The Story
Why it exists.
The beginning
New Yorker for Her landed in 2012, part of a fashion brand's broader move into accessible fragrance. The collection came at a moment when mass-market fashion houses were building out complete lifestyle aesthetics, not just clothes, but everything that touches how you present yourself to the world. Perfume fit naturally into that picture: one more way to complete the look.
The note pyramid tells you something important about the intent. Mango opens, tropical, immediately appetizing, nothing guarded about it. The heart stacks passion flower and frangipani, both explicitly tropical florals, with gardenia riding shotgun. This isn't a fragrance hedging its bets. It's committing to lush, sunlit, unapologetically sweet from the first spray. The base of musk and sandalwood keeps the sweetness from becoming overwhelming, grounding everything in something skin-adjacent and warm.
The evolution
The opening announces itself immediately: mango sweetness over bergamot brightness, with cyclamen adding a quiet green undertone.
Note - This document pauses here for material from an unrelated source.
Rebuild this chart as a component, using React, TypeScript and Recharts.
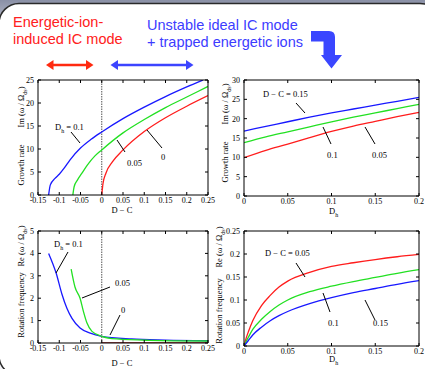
import React from 'react';
import { LineChart, Line, XAxis, YAxis, ReferenceLine } from 'recharts';

const SERIF = '"Liberation Serif", "DejaVu Serif", serif';
const SANS = '"Liberation Sans", Arial, sans-serif';

// top-left: growth rate vs D - C
const tlBlueX = [-0.125, -0.121, -0.11, -0.1, -0.088, -0.075, -0.05, -0.025, 0, 0.05, 0.1, 0.15, 0.2, 0.238];
const tlBlueY = [0, 2.2, 3.6, 4.5, 5.9, 7.6, 10.2, 12.1, 13.7, 16.6, 19.1, 21.4, 23.5, 25];
const tlGreenX = [-0.068, -0.065, -0.057, -0.047, -0.034, -0.016, 0, 0.05, 0.1, 0.15, 0.2, 0.25];
const tlGreenY = [0, 1.8, 3.3, 4.7, 6.5, 8.5, 9.8, 13.5, 16.4, 19, 21.3, 23.6];
const tlRedX = [0, 0.003, 0.01, 0.025, 0.05, 0.1, 0.15, 0.2, 0.25];
const tlRedY = [0, 2.5, 4.8, 7.2, 9.8, 13.8, 16.8, 19.3, 21.6];

// top-right: growth rate vs Dh
const dhGrid = [0, 0.025, 0.05, 0.075, 0.1, 0.125, 0.15, 0.175, 0.2];
const trBlue = [16.8, 18, 19.2, 20.4, 21.5, 22.5, 23.5, 24.5, 25.5];
const trGreen = [13.8, 15.3, 16.6, 17.9, 19.2, 20.4, 21.5, 22.6, 23.7];
const trRed = [9.9, 11.8, 13.4, 15.1, 16.7, 18.1, 19.3, 20.5, 21.6];

// bottom-left: rotation frequency vs D - C
const blBlueX = [-0.125, -0.107, -0.094, -0.082, -0.07, -0.051, -0.027, 0, 0.07, 0.15, 0.25];
const blBlueY = [4.0, 3.1, 2.2, 1.55, 1.1, 0.67, 0.44, 0.3, 0.18, 0.13, 0.1];
const blGreenX = [-0.072, -0.063, -0.051, -0.043, -0.035, -0.023, 0, 0.035, 0.113, 0.25];
const blGreenY = [3.3, 2.5, 2.0, 1.4, 0.9, 0.52, 0.3, 0.18, 0.12, 0.09];
const blRedX = [0, 0.05, 0.1, 0.15, 0.2, 0.25];
const blRedY = [0.01, 0.01, 0.01, 0.01, 0.01, 0.01];

// bottom-right: rotation frequency vs Dh
const brX = [0, 0.0025, 0.005, 0.01, 0.02, 0.03, 0.04, 0.05, 0.075, 0.1, 0.125, 0.15, 0.175, 0.2];
const brRed = [0, 0.017, 0.031, 0.055, 0.088, 0.11, 0.128, 0.141, 0.16, 0.173, 0.181, 0.188, 0.194, 0.199];
const brGreen = [0, 0.01, 0.019, 0.036, 0.058, 0.075, 0.089, 0.1, 0.118, 0.13, 0.14, 0.149, 0.158, 0.166];
const brBlue = [0, 0.006, 0.012, 0.024, 0.041, 0.055, 0.066, 0.075, 0.092, 0.105, 0.116, 0.125, 0.134, 0.142];

const dcTicks = [-0.15, -0.1, -0.05, 0, 0.05, 0.1, 0.15, 0.2, 0.25];
const dhTicks = [0, 0.05, 0.1, 0.15, 0.2];
const imTicksL = [0, 5, 10, 15, 20, 25];
const imTicksR = [0, 5, 10, 15, 20, 25, 30];
const reTicksL = [0, 1, 2, 3, 4, 5];
const reTicksR = [0, 0.05, 0.1, 0.15, 0.2, 0.25];

const BLUE = '#1818ff';
const GREEN = '#22e022';
const RED = '#ff1c1c';

const zip = (xs: number[], ys: number[]) => xs.map((x, i) => ({ x, y: ys[i] }));

const tickFont = { fontSize: 8, fontFamily: SERIF, fill: '#000' };

function Panel({ box, xDomain, xTicks, yDomain, yTicks, series, zeroLine }: any) {
  const [x0, y0, x1, y1] = box;
  const padL = 30, padR = 5, padT = 5, padB = 20;
  const blank = () => '';
  return (
    <div style={{ position: 'absolute', left: x0 - padL, top: y0 - padT }}>
      <LineChart width={x1 - x0 + padL + padR} height={y1 - y0 + padT + padB} margin={{ top: 0, right: 0, bottom: 0, left: 0 }}>
        <XAxis type="number" dataKey="x" domain={xDomain} ticks={xTicks} interval={0} allowDataOverflow
          height={padB} tickSize={-3} tickMargin={5} tick={tickFont} stroke="#000" tickFormatter={(v: number) => String(v)} />
        <XAxis xAxisId="top" orientation="top" type="number" dataKey="x" domain={xDomain} ticks={xTicks} interval={0}
          allowDataOverflow height={padT} tickSize={-3} tickFormatter={blank} stroke="#000" />
        <YAxis type="number" domain={yDomain} ticks={yTicks} interval={0} allowDataOverflow width={padL}
          tickSize={-3} tickMargin={7} tick={tickFont} stroke="#000" />
        <YAxis yAxisId="right" orientation="right" type="number" domain={yDomain} ticks={yTicks} interval={0}
          allowDataOverflow width={padR} tickSize={-3} tickFormatter={blank} stroke="#000" />
        {zeroLine && <ReferenceLine x={0} stroke="#555" strokeDasharray="1.5 1" strokeWidth={1} />}
        {series.map((s: any, i: number) => (
          <Line key={i} data={s.data} dataKey="y" type="monotone" stroke={s.color} strokeWidth={1.3}
            dot={false} isAnimationActive={false} />
        ))}
      </LineChart>
    </div>
  );
}

const annot = { fontSize: 8.5, fontFamily: SERIF, fill: '#000' };

function Overlay() {
  const leader = (x1: number, y1: number, x2: number, y2: number) => (
    <line x1={x1} y1={y1} x2={x2} y2={y2} stroke="#000" strokeWidth={1} />
  );
  const dh = (x: number, y: number, rest: string) => (
    <text x={x} y={y} {...annot}>
      D<tspan dy={2.5} fontSize={6}>h</tspan><tspan dy={-2.5}>{rest}</tspan>
    </text>
  );
  const ylab = (x: number, yTop: number, yBot: number, top: string, bottom: string) => (
    <g>
      <text transform={`translate(${x},${yBot}) rotate(-90)`} {...annot} textAnchor="middle">{bottom}</text>
      <text transform={`translate(${x},${yTop}) rotate(-90)`} {...annot} textAnchor="middle">
        {top} (ω / Ω<tspan dy={2.5} fontSize={6}>ds</tspan><tspan dy={-2.5}>)</tspan>
      </text>
    </g>
  );
  return (
    <svg width={425} height={369} style={{ position: 'absolute', left: 0, top: 0, pointerEvents: 'none' }}>
      <g fontFamily={SANS} fontSize={14.5}>
        <text x={13} y={27} fill="#ff2020">Energetic-ion-</text>
        <text x={13} y={44} fill="#ff2020">induced IC mode</text>
        <text x={147} y={29.5} fill="#3c3cff">Unstable ideal IC mode</text>
        <text x={147} y={46.5} fill="#3c3cff">+ trapped energetic ions</text>
      </g>
      {/* double arrows */}
      <line x1={51} y1={65} x2={88} y2={65} stroke="#ff2a10" strokeWidth={2.4} />
      <polygon points="46,65 53.5,60 53.5,70" fill="#ff2a10" />
      <polygon points="93.5,65 86,60 86,70" fill="#ff2a10" />
      <line x1={116} y1={65} x2={188} y2={65} stroke="#3c44ff" strokeWidth={2.4} />
      <polygon points="110.5,65 118,60 118,70" fill="#3c44ff" />
      <polygon points="193.5,65 186,60 186,70" fill="#3c44ff" />
      {/* bent arrow */}
      <path d="M311,31 H329 Q335,31 335,37 V55 H342 L331.5,68.5 L321,55 H323.5 V41.5 H311 Z" fill="#3a46ff" />

      {/* axis titles */}
      <text x={122} y={213} {...annot} textAnchor="middle">D − C</text>
      <text x={122} y={366} {...annot} textAnchor="middle">D − C</text>
      {dh(329, 214, '')}
      {dh(329, 362, '')}
      {ylab(24, 107, 165, 'Im', 'Growth rate')}
      {ylab(228, 104, 162, 'Im', 'Growth rate')}
      {ylab(24, 246, 305, 'Re', 'Rotation frequency')}
      {ylab(222, 247, 311, 'Re', 'Rotation frequency')}

      {/* top-left labels */}
      {dh(55, 130, ' = 0.1')}
      {leader(71, 132, 80, 143)}
      <text x={127} y={166} {...annot}>0.05</text>
      {leader(117, 140, 125, 152)}
      <text x={161} y={160} {...annot}>0</text>
      {leader(147, 130, 162, 148)}

      {/* top-right labels */}
      <text x={263} y={97} {...annot}>D − C = 0.15</text>
      {leader(296, 103, 305, 113)}
      <text x={327} y={158} {...annot}>0.1</text>
      {leader(323, 127, 331, 144)}
      <text x={372} y={158} {...annot}>0.05</text>
      {leader(365, 127, 375, 144)}

      {/* bottom-left labels */}
      {dh(54, 247, ' = 0.1')}
      {leader(68, 252, 56, 273)}
      <text x={115} y={286} {...annot}>0.05</text>
      {leader(110, 287, 82, 298)}
      <text x={121} y={313} {...annot}>0</text>
      {leader(120, 315, 110, 335)}

      {/* bottom-right labels */}
      <text x={265} y={256} {...annot}>D − C = 0.05</text>
      {leader(296, 263, 305, 277)}
      <text x={328} y={326} {...annot}>0.1</text>
      {leader(323, 293, 330, 312)}
      <text x={373} y={326} {...annot}>0.15</text>
      {leader(365, 300, 375, 320)}
    </svg>
  );
}

function Frame() {
  return (
    <svg width={425} height={369} style={{ position: 'absolute', left: 0, top: 0 }}>
      <defs>
        <linearGradient id="bg" x1="0" y1="0" x2="0" y2="1">
          <stop offset="0" stopColor="#8a90a6" />
          <stop offset="0.12" stopColor="#e4e6ee" />
          <stop offset="1" stopColor="#f4f4f8" />
        </linearGradient>
      </defs>
      <rect x={0} y={0} width={425} height={369} fill="url(#bg)" />
      <rect x={-1} y={3.5} width={441} height={372} rx={20} fill="#fff" stroke="#2a2a2a" strokeWidth={1.5} />
    </svg>
  );
}

export default function App() {
  return (
    <div style={{ position: 'absolute', left: 0, top: 0, width: 425, height: 369, overflow: 'hidden', background: '#fff' }}>
      <style>{'.recharts-surface { overflow: visible; }'}</style>
      <Frame />
      <Panel box={[38, 80, 208, 195]} xDomain={[-0.15, 0.25]} xTicks={dcTicks} yDomain={[0, 25]} yTicks={imTicksL} zeroLine
        series={[
          { data: zip(tlBlueX, tlBlueY), color: BLUE },
          { data: zip(tlGreenX, tlGreenY), color: GREEN },
          { data: zip(tlRedX, tlRedY), color: RED },
        ]} />
      <Panel box={[244, 80, 419, 196]} xDomain={[0, 0.2]} xTicks={dhTicks} yDomain={[0, 30]} yTicks={imTicksR}
        series={[
          { data: zip(dhGrid, trBlue), color: BLUE },
          { data: zip(dhGrid, trGreen), color: GREEN },
          { data: zip(dhGrid, trRed), color: RED },
        ]} />
      <Panel box={[38, 231, 208, 343]} xDomain={[-0.15, 0.25]} xTicks={dcTicks} yDomain={[0, 5]} yTicks={reTicksL} zeroLine
        series={[
          { data: zip(blRedX, blRedY), color: '#8b1010' },
          { data: zip(blBlueX, blBlueY), color: BLUE },
          { data: zip(blGreenX, blGreenY), color: GREEN },
        ]} />
      <Panel box={[244, 231, 419, 346]} xDomain={[0, 0.2]} xTicks={dhTicks} yDomain={[0, 0.25]} yTicks={reTicksR}
        series={[
          { data: zip(brX, brRed), color: RED },
          { data: zip(brX, brGreen), color: GREEN },
          { data: zip(brX, brBlue), color: BLUE },
        ]} />
      <Overlay />
    </div>
  );
}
This phase lasts maybe fifteen minutes before the florals take over, frangipani arrives first, creamy and tropical, followed closely by gardenia. Apricot threads through as the heart settles, adding an edible warmth that makes the whole composition feel like a greenhouse in full sun. The drydown is quiet. Sandalwood and white musk create something close and intimate, the kind of warmth you notice when someone leans in. Longevity sits around four to six hours depending on skin, with moderate sillage that stays personal rather than announcing itself across a room.
Cultural impact
New Yorker for Her occupies a specific niche: the affordable fruity-floral for someone who wants something like Libre or Olympéa without the designer price tag. Community reviews draw explicit comparisons to YSL Libre EAU DE TOILETTE, noting the structural similarities in a synthetic, more accessible form. The longevity sits at the lower end of moderate, four to six hours, which is honest for the category and the price point. Wearers who appreciate it tend to value the tropical brightness and the no-fuss wearability over projection and longevity. Those looking for something more powerful or complex tend to look elsewhere.